* [STATED EXERCISE]: Leave out the pictures and retype only the lines from the opening line to the line that holds "0.023, 0.015, 0.008];", both ends included.

----- GIVEN MATERIAL

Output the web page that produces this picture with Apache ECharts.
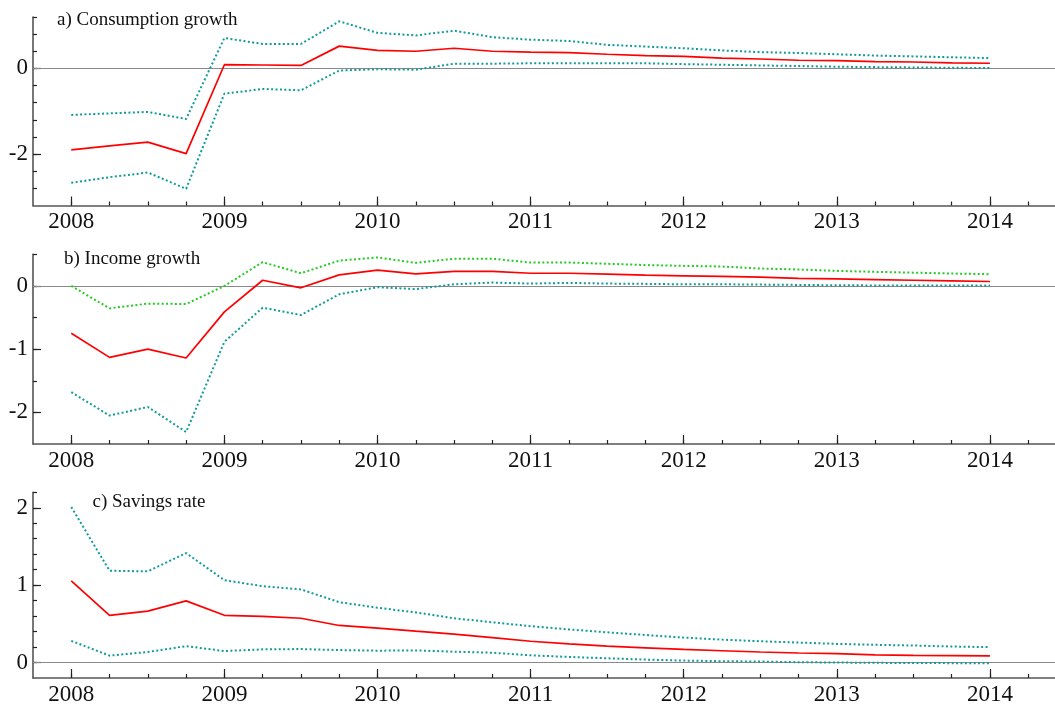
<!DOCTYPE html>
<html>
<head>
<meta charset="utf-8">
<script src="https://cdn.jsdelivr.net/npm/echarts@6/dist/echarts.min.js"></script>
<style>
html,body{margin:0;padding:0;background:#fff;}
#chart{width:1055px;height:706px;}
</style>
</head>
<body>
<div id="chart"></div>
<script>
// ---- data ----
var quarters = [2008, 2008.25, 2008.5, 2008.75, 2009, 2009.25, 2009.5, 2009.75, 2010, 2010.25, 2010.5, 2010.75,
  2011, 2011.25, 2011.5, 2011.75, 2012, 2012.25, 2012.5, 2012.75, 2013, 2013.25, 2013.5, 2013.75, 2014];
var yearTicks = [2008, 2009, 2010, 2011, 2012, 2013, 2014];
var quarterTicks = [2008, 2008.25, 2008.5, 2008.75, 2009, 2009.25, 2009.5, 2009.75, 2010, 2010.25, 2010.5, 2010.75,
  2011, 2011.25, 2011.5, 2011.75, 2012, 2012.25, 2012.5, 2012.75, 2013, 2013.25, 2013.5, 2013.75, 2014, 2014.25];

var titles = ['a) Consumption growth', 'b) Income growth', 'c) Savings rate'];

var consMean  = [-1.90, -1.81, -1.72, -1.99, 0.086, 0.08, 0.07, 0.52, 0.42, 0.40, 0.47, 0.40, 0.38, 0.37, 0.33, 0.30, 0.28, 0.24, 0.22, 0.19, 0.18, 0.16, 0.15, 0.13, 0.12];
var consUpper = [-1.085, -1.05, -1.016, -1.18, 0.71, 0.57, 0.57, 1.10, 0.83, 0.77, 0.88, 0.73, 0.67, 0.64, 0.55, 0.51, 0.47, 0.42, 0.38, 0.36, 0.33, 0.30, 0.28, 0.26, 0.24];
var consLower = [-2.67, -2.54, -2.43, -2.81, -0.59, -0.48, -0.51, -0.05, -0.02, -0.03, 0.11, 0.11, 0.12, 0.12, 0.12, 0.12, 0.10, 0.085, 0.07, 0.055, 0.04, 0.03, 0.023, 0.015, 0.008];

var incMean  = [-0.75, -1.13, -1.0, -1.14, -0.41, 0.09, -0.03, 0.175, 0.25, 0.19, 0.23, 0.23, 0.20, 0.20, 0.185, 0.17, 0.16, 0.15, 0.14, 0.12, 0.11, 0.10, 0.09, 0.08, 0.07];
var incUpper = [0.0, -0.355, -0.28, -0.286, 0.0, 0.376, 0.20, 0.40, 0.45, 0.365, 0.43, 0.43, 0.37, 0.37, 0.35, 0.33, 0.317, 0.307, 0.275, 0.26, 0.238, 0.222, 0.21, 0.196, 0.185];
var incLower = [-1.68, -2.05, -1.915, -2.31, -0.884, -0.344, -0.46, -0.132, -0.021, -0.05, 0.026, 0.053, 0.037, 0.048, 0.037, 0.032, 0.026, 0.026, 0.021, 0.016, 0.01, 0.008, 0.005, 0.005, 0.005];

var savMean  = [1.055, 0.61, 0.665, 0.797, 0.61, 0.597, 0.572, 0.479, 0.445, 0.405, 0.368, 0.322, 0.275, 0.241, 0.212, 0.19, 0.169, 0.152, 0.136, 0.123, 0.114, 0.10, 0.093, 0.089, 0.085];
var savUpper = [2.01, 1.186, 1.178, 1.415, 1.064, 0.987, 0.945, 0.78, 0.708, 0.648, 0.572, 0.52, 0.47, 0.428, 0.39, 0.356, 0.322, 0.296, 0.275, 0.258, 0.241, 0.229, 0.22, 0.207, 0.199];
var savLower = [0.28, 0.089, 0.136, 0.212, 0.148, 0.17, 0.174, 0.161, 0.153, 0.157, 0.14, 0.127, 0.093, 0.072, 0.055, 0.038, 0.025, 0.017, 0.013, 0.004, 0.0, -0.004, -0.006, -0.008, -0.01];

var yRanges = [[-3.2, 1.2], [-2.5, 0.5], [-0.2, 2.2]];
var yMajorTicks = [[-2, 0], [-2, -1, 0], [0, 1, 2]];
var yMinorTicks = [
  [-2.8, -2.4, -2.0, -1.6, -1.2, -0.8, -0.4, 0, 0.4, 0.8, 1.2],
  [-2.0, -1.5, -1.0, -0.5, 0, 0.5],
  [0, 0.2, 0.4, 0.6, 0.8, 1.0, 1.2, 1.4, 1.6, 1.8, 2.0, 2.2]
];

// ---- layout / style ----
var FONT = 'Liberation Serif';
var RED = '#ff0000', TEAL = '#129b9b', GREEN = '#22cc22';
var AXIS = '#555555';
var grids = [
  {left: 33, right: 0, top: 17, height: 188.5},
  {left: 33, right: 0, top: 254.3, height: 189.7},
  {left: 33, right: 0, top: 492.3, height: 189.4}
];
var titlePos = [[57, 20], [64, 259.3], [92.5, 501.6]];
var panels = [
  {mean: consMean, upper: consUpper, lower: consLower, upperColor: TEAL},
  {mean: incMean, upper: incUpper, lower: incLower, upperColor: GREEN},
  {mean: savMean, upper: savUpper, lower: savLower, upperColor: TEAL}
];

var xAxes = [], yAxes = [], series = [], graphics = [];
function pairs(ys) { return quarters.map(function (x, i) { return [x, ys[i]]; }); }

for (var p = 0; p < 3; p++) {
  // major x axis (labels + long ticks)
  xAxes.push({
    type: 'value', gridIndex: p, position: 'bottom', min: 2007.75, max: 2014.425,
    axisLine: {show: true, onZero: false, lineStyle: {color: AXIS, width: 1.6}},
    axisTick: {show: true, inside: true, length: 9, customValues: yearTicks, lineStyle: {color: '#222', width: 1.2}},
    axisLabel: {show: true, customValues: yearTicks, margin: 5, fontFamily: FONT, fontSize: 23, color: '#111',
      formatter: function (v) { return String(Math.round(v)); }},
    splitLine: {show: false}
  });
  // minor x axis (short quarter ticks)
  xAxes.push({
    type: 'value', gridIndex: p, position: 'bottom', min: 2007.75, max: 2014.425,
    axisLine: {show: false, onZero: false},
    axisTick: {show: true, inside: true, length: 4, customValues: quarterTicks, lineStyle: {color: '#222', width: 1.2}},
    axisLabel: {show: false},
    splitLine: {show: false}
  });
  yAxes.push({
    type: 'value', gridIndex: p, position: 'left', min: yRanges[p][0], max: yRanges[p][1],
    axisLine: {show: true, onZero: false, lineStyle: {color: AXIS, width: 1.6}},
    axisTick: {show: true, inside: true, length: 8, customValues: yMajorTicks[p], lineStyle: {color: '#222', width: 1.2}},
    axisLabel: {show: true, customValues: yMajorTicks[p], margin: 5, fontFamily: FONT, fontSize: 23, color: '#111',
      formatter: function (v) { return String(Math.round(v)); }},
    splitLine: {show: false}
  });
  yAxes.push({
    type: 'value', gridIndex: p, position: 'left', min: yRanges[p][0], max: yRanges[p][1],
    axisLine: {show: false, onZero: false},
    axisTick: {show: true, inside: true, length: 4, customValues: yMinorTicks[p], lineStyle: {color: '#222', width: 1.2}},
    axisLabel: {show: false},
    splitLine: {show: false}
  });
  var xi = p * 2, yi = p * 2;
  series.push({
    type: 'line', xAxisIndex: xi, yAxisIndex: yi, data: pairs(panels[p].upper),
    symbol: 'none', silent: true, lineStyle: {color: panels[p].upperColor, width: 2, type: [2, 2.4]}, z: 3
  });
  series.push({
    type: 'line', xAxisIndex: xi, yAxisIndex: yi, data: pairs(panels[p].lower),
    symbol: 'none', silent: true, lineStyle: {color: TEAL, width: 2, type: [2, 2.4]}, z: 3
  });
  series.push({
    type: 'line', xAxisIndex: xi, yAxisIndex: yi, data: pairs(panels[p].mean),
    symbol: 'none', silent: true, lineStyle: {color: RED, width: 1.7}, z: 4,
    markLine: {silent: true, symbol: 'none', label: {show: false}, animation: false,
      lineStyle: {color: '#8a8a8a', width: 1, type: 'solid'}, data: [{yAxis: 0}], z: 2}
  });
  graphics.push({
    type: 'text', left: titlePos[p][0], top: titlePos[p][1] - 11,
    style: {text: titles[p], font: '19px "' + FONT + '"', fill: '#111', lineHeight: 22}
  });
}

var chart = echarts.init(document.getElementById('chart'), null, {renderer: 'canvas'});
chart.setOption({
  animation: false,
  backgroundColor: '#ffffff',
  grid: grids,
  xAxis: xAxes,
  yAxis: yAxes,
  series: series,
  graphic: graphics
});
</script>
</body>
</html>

----------

* [WRITTEN ANSWER]:
Output the web page that produces this picture with Apache ECharts.
<!DOCTYPE html>
<html>
<head>
<meta charset="utf-8">
<script src="https://cdn.jsdelivr.net/npm/echarts@6/dist/echarts.min.js"></script>
<style>
html,body{margin:0;padding:0;background:#fff;}
#chart{width:1055px;height:706px;}
</style>
</head>
<body>
<div id="chart"></div>
<script>
// ---- data ----
var quarters = [2008, 2008.25, 2008.5, 2008.75, 2009, 2009.25, 2009.5, 2009.75, 2010, 2010.25, 2010.5, 2010.75,
  2011, 2011.25, 2011.5, 2011.75, 2012, 2012.25, 2012.5, 2012.75, 2013, 2013.25, 2013.5, 2013.75, 2014];
var yearTicks = [2008, 2009, 2010, 2011, 2012, 2013, 2014];
var quarterTicks = [2008, 2008.25, 2008.5, 2008.75, 2009, 2009.25, 2009.5, 2009.75, 2010, 2010.25, 2010.5, 2010.75,
  2011, 2011.25, 2011.5, 2011.75, 2012, 2012.25, 2012.5, 2012.75, 2013, 2013.25, 2013.5, 2013.75, 2014, 2014.25];

var titles = ['a) Consumption growth', 'b) Income growth', 'c) Savings rate'];

var consMean  = [-1.90, -1.81, -1.72, -1.99, 0.086, 0.08, 0.07, 0.52, 0.42, 0.40, 0.47, 0.40, 0.38, 0.37, 0.33, 0.30, 0.28, 0.24, 0.22, 0.19, 0.18, 0.16, 0.15, 0.13, 0.12];
var consUpper = [-1.085, -1.05, -1.016, -1.18, 0.71, 0.57, 0.57, 1.10, 0.83, 0.77, 0.88, 0.73, 0.67, 0.64, 0.55, 0.51, 0.47, 0.42, 0.38, 0.36, 0.33, 0.30, 0.28, 0.26, 0.24];
var consLower = [-2.67, -2.54, -2.43, -2.81, -0.59, -0.48, -0.51, -0.05, -0.02, -0.03, 0.11, 0.11, 0.12, 0.12, 0.12, 0.12, 0.10, 0.085, 0.07, 0.055, 0.04, 0.03, 0.023, 0.015, 0.008];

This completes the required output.